Material

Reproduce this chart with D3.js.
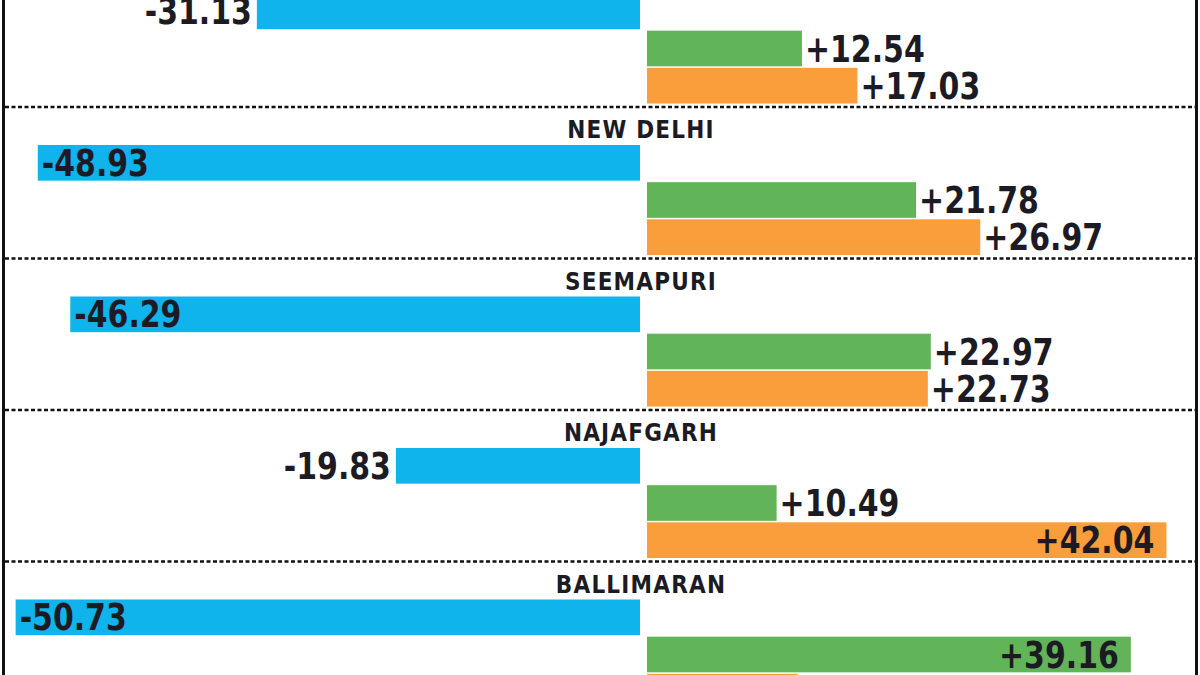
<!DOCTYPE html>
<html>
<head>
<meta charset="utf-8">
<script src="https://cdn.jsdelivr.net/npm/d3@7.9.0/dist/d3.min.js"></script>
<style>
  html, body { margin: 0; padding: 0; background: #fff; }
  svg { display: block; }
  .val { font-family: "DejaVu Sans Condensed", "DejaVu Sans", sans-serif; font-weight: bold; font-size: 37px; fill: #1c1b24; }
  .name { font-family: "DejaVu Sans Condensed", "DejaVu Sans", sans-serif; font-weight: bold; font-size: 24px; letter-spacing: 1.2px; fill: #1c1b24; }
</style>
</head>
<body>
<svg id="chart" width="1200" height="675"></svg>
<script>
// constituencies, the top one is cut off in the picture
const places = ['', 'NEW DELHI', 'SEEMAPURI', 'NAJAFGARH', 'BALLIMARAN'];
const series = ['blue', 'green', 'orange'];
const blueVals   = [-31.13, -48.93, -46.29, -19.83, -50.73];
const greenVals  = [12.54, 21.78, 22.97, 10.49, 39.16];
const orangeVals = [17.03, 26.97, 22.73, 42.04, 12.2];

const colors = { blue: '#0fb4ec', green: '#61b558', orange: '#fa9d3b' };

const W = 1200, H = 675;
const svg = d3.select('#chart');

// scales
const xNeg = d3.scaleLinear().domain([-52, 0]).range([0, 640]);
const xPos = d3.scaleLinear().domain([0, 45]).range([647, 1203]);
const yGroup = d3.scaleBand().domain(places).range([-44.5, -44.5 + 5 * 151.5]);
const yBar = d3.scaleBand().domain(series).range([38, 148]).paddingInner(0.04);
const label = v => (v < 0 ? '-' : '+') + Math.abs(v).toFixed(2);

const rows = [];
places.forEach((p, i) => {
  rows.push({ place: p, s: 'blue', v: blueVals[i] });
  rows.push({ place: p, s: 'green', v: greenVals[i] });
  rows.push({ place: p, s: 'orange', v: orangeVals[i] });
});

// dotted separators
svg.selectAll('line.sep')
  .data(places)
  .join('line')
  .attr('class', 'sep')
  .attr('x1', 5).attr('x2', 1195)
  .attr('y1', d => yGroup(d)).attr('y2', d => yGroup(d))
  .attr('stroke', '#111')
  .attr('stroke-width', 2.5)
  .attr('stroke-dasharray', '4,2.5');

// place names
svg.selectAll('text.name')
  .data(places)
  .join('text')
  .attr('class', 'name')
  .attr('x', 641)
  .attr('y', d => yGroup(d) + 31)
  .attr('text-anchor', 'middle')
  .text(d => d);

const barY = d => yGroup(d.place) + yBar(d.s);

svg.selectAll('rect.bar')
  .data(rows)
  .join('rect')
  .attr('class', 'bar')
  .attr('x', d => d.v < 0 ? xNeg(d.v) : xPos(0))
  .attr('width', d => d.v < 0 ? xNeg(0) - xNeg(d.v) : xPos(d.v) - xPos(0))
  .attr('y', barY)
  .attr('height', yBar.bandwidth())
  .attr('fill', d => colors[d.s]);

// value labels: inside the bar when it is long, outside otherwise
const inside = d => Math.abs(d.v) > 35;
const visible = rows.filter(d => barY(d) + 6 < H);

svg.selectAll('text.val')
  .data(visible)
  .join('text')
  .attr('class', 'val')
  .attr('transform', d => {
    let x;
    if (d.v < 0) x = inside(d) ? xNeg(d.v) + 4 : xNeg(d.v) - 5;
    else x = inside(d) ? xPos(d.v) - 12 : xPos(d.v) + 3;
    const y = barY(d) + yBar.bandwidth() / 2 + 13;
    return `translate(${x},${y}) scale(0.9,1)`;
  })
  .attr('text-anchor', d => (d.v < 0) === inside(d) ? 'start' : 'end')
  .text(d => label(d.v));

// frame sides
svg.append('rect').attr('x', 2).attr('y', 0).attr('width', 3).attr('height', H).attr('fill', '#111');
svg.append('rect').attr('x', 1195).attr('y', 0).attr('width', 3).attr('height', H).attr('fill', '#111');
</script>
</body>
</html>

What to produce
Select and copy every line of the listing with the word "chart".

Result
Reproduce this chart with D3.js.
<svg id="chart" width="1200" height="675"></svg>
const svg = d3.select('#chart');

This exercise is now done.